When my spiritual director commanded me to write the outline that our Lord had indicated me for the formation of the new order, I had so much pain, that I confessed that if it were not for the grace of the Blessed Mother who comforted me and assured me of her aid in everything, I would have died of pain. I would have preferred to publish my big sins by the streets and plazas of the city rather even the stone would know the slightest benefits the Lord has showered on me. While I wrote these note (it took me along time because of the great repugnance I had to do it, for I had in mind more the great and many offences I committed against my sovereign creature, that the graces which I was receiving from His generous mercy). There were many nights that our Lord kept me company while I stayed up praying and writing on my knees.  Venerable María Antonia París, Foundress  of the Claretian Missionary Sisters. Autobiography 20

For my greater embarrassment I should like to quote the words of the author of the Book of Wisdom (8:19): "I was a boy of happy disposition. I had received a good soul as my lot." That is, I received a good nature or disposition from God, out of his sheer goodness .I remember that during the war of independence, which lasted from 1808 to 1814, the people of Sallent were so frightened of the French--and with good reason, since the French had burned the city of Manresa and the town of Calders, near Sallent -that everyone fled when they heard the news that the French army was on its way.

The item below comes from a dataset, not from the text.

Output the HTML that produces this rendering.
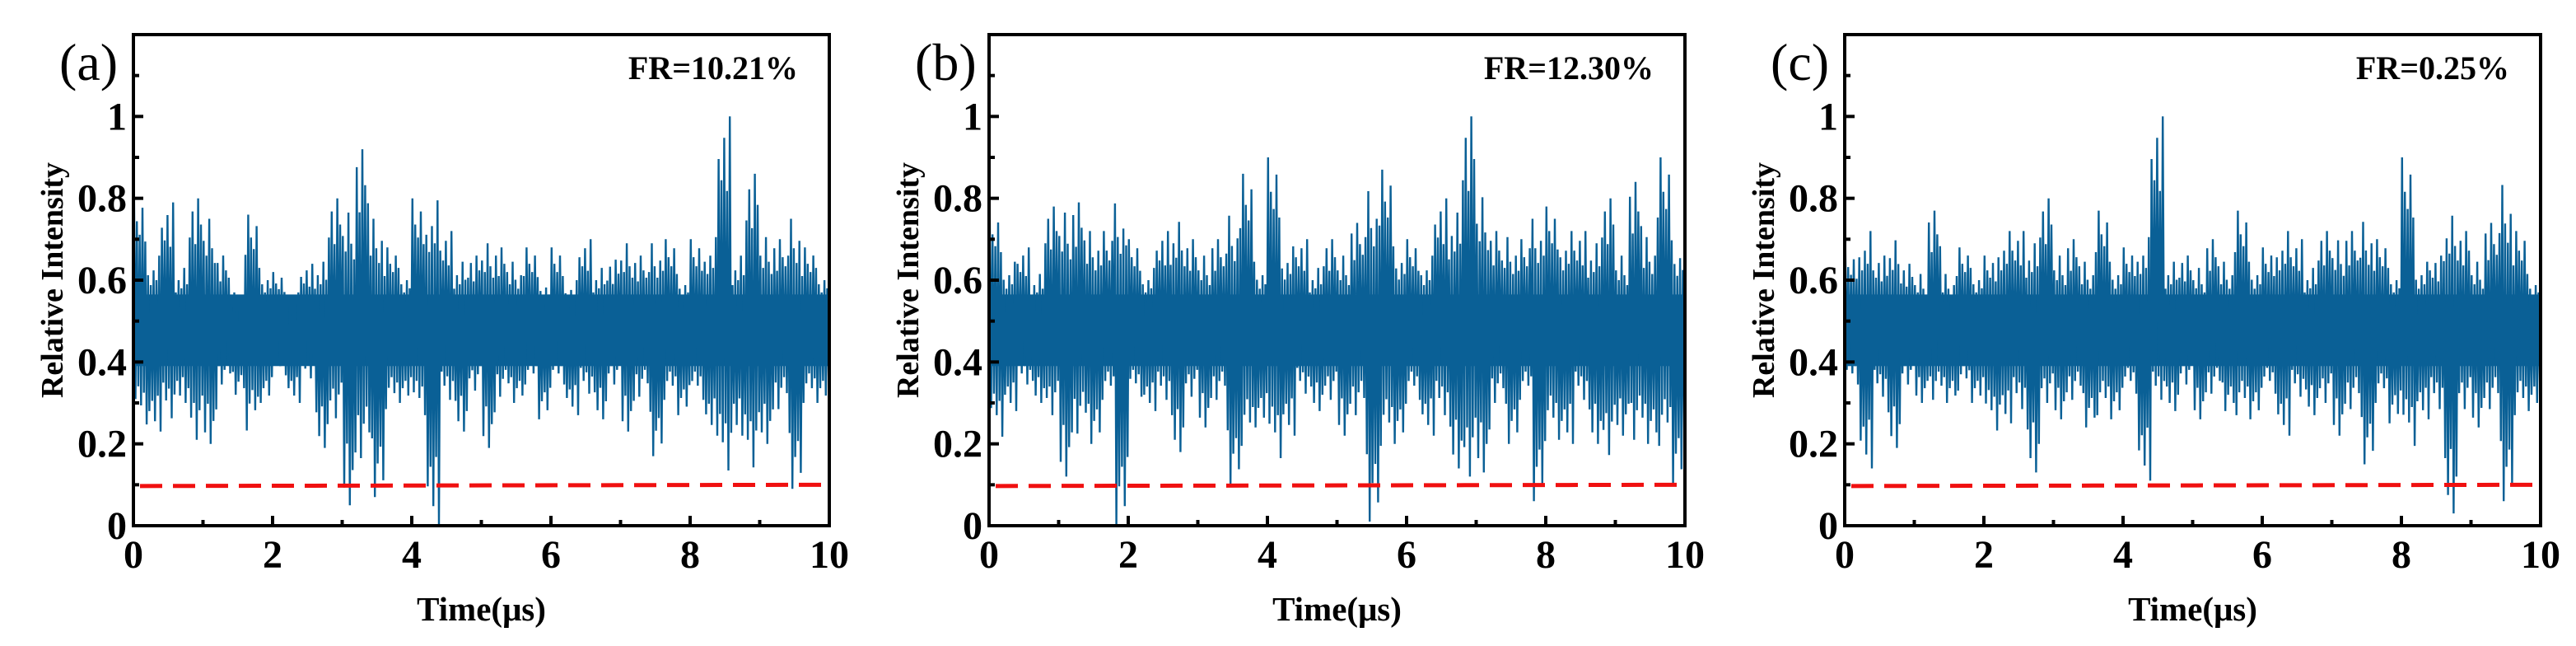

During the first evacuation I recollect being carried on someone's shoulders; but during the last evacuation, when I was four or five, I went on foot and gave grandfather Clara, my mother's father, a helping hand . It was at night, and his eyesight was failing, and I guided him through the obstacles with such patience and kindness that the poor old man was very glad to see that I hadn't run off to join my brothers and cousins who had abandoned the two of us. I always showed him a great deal of affection until he died, and not only him but also all those who were elderly and disabled. Saint Anthony Mary Claret, Founder of the Claretian Missionary Sisters. Autobiography, 18-19.